-- Exercise --
Will you return, word for word, only the lines from the top of the data below down to and including the one with "var yTicks = [30000, 35000, 40000, 45000, 50000]"?

-- Given records --
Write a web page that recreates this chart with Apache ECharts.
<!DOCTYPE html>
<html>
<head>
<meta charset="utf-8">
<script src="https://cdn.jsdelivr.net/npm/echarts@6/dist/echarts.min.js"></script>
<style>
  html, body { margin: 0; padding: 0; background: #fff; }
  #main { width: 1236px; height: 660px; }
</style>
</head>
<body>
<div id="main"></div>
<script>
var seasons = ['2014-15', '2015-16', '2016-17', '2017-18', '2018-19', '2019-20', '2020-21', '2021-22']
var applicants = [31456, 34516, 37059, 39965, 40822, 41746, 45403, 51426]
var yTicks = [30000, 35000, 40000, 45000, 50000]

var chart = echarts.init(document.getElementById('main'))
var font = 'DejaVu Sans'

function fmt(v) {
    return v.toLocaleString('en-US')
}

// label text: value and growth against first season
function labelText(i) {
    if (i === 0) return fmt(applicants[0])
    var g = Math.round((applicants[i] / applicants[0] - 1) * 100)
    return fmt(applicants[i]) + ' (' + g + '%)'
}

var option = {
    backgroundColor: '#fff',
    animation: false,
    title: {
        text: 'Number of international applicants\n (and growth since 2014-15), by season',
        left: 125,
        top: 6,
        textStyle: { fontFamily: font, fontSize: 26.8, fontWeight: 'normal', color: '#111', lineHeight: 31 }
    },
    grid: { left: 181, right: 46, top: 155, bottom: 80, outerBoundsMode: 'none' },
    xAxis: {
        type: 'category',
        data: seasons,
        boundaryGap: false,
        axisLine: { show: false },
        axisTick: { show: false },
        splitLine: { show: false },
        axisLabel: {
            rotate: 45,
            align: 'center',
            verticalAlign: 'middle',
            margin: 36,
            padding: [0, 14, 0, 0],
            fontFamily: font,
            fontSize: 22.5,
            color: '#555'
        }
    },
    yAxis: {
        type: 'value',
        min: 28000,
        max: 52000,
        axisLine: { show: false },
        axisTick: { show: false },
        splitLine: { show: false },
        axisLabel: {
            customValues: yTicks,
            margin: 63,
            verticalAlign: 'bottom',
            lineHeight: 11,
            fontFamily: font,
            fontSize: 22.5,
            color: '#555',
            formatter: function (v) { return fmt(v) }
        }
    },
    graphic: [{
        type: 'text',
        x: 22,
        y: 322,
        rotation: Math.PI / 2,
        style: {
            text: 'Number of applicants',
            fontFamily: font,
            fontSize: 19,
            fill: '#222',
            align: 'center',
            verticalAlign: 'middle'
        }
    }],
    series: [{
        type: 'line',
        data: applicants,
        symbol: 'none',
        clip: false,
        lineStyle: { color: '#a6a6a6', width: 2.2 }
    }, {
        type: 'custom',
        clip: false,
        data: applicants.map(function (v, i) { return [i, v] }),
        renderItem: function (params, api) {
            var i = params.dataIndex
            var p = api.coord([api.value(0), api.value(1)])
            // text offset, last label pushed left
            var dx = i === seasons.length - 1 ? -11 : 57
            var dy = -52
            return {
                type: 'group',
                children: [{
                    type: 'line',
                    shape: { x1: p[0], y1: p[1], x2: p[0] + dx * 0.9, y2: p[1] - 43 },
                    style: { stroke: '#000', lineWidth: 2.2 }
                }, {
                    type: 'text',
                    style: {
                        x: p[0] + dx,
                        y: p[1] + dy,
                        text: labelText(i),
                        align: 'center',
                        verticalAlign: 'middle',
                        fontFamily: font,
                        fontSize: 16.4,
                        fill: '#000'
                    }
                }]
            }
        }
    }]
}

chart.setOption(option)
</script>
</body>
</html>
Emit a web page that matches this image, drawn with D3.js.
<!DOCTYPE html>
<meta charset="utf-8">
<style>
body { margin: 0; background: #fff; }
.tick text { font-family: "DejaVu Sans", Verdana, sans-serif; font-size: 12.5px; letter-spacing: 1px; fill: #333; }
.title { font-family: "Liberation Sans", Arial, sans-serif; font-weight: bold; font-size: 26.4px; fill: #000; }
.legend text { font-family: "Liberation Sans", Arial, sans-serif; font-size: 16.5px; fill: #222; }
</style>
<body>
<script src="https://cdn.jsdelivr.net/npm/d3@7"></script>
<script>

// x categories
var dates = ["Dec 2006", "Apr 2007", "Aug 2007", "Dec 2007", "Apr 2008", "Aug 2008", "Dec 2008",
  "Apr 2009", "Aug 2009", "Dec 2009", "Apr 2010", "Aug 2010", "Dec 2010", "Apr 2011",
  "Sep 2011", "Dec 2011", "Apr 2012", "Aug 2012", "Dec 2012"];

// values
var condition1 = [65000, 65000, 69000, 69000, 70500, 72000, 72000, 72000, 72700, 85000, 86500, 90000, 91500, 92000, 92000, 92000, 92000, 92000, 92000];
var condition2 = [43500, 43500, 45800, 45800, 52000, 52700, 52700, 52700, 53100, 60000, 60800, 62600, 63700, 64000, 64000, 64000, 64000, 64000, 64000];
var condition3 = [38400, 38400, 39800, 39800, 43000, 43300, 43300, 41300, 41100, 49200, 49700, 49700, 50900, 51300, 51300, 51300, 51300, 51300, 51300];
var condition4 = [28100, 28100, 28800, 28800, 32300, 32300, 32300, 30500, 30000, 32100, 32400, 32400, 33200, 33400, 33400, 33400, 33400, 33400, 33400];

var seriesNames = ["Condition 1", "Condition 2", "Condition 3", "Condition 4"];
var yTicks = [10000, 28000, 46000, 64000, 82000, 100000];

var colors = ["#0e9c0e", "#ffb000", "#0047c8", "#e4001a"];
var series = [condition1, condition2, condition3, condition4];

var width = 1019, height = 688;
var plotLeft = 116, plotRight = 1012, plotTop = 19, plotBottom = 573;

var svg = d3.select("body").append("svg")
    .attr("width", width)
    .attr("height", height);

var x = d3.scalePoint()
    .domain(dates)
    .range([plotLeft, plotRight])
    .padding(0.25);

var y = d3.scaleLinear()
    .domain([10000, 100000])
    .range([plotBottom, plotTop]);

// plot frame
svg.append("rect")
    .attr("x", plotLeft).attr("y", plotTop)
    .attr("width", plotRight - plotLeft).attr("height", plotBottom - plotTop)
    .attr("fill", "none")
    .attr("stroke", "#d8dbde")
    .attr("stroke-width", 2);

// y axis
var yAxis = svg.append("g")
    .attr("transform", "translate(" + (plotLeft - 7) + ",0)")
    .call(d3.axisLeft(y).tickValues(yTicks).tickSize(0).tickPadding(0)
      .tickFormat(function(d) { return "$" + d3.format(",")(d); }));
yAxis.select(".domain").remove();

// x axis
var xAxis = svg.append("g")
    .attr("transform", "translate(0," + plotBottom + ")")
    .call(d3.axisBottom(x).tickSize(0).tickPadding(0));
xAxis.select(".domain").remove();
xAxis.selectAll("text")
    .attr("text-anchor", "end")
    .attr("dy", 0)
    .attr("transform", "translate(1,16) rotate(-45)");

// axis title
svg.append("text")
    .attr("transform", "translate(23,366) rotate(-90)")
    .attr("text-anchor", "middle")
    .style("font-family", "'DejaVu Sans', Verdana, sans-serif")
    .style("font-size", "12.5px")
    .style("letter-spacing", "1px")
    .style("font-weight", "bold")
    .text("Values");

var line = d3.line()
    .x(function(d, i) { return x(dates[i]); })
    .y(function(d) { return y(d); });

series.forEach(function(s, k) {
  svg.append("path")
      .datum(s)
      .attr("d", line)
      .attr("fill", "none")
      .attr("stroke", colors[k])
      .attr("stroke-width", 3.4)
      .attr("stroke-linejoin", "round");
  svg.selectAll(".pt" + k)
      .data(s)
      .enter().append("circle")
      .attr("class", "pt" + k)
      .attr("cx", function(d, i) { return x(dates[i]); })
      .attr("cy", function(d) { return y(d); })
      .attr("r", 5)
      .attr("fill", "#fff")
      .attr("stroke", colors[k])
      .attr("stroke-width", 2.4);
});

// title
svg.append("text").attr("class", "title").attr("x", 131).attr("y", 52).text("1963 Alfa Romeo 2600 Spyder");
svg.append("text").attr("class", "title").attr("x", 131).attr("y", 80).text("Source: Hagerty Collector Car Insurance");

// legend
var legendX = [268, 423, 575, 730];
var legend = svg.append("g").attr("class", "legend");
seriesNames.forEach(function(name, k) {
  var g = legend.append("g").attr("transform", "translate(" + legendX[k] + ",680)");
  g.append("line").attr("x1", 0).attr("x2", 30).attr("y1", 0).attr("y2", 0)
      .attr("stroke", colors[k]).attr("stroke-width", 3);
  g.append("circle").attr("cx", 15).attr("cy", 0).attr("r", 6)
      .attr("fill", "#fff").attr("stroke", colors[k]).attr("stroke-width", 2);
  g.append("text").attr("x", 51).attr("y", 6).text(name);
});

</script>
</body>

-- Written solution --
Write a web page that recreates this chart with Apache ECharts.
<!DOCTYPE html>
<html>
<head>
<meta charset="utf-8">
<script src="https://cdn.jsdelivr.net/npm/echarts@6/dist/echarts.min.js"></script>
<style>
  html, body { margin: 0; padding: 0; background: #fff; }
  #main { width: 1236px; height: 660px; }
</style>
</head>
<body>
<div id="main"></div>
<script>
var seasons = ['2014-15', '2015-16', '2016-17', '2017-18', '2018-19', '2019-20', '2020-21', '2021-22']
var applicants = [31456, 34516, 37059, 39965, 40822, 41746, 45403, 51426]
var yTicks = [30000, 35000, 40000, 45000, 50000]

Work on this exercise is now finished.